For Pharmacy Benefits, Is Greater Choice Always Better?

In health care, Americans demand choice. Insurers must strike a balance between respecting that demand and encouraging their members to opt for the most cost-effective care. That challenge is especially tough when designing pharmacy benefits — heavy direct-to-consumer advertising is driving up demand, and costs are rising at unsustainable rates. Nearly all payers use tiered drug formularies to move patients toward the most cost-effective drugs while still offering broad choice to people who are willing to pay.

A growing body of research shows that pharmacy-benefit design influences whether patients with chronic medical conditions start and adhere to their essential medication regimens — which, of course, affects the long-term value of those prescriptions. The bottom line for benefits managers and payers: Not all pharmacy-benefit choices are created equal.

Let Patients Choose the Access Channel

Patients have strong preferences about how they get their medications. When enrolled in a pharmacy benefit that offered a 90-day supply of prescriptions via mail service or a retail pharmacy (with no difference in out-of-pocket costs), each mode of access was selected by about half of patients in a large retrospective study. And evidence shows that giving patients such flexibility improves their rates of adherence to essential therapies.

In one study, comparing patients in a mandatory mail-order plan with patients who could choose to fill their prescriptions at either mail or retail pharmacies (with the same copay), the 90-day adherence rate was 30% better for the patients who had a choice. Results are similar specifically for adherence to specialty medications: Patients who could choose between a specialty mail-order pharmacy and a retail pharmacy, rather than being limited only to the mail-order option, had a 17.5% higher rate of filling a second prescription and an 11.4% higher rate of overall adherence.

Should Patients Choose the Medication, Too?

In a national survey, more than 70% of Americans indicated that generic medications are as effective as, cost less, and offer better value than branded medications.
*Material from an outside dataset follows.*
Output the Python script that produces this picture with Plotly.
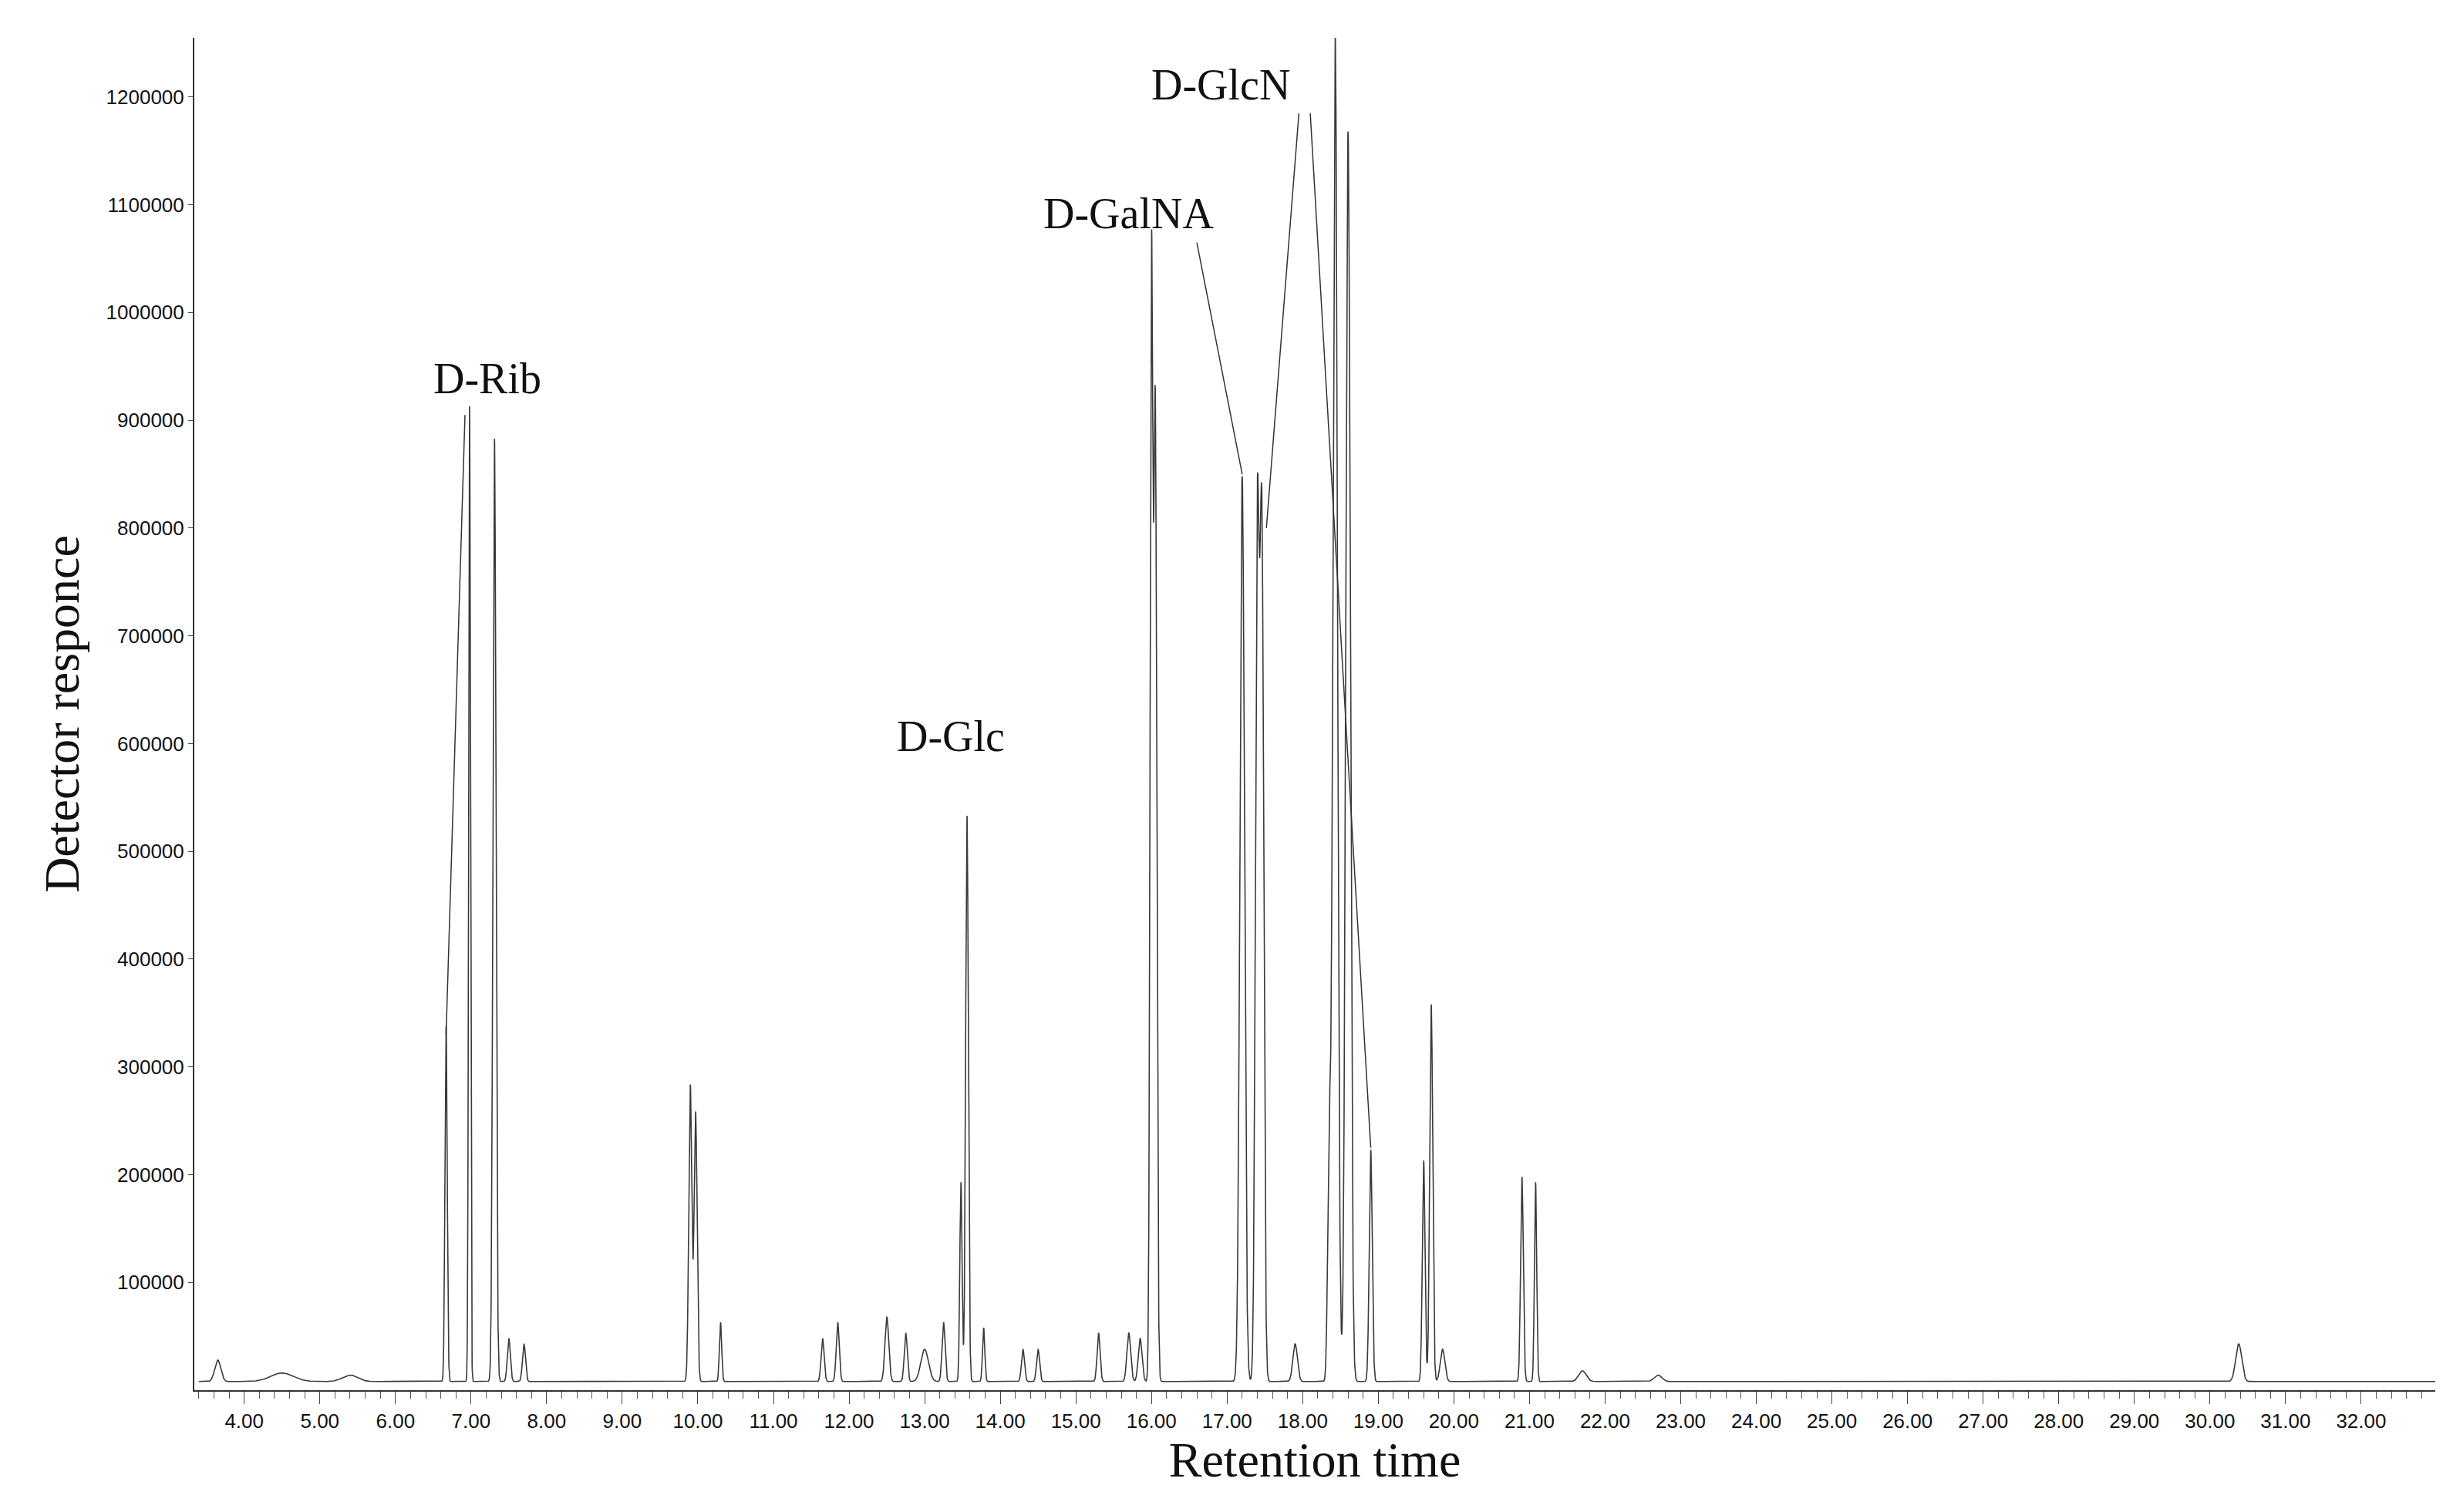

However, although 56% of the survey respondents believed that more people should use generics, only 38% preferred to take generics themselves. This apparent inconsistency may explain why patients choose options that are more
expensive, both for the payer and for their own wallets, without a clear clinical rationale.

In tiered benefit plans, which charge higher copays for name-brand medications, prescribing those medications leads to higher costs and poorer health. For instance, prescriptions for name-brand drugs are three to four times more likely to be abandoned right at the pharmacy when patients experience “sticker shock” and then leave without the drug in hand. And if patients or physicians request that a branded medication be “dispensed as written,” with no option to substitute a generic, patients are 37% more likely to fail to fill the initial script, and more than twice as likely not to fill subsequent prescriptions. In addition, patients with chronic conditions (e.g., hypertension, diabetes, hypercholesterolemia) had significantly higher adherence rates to generic drugs than to nonpreferred brand-name drugs (59% vs. 52%).

Among patients with heart disease, choosing a generic led to better adherence and fewer adverse clinical outcomes. In short, when broad choice of medications allows patients to select higher-cost therapies, clinical outcomes suffer — because patients are less likely to actually bring the medications home and take them as prescribed.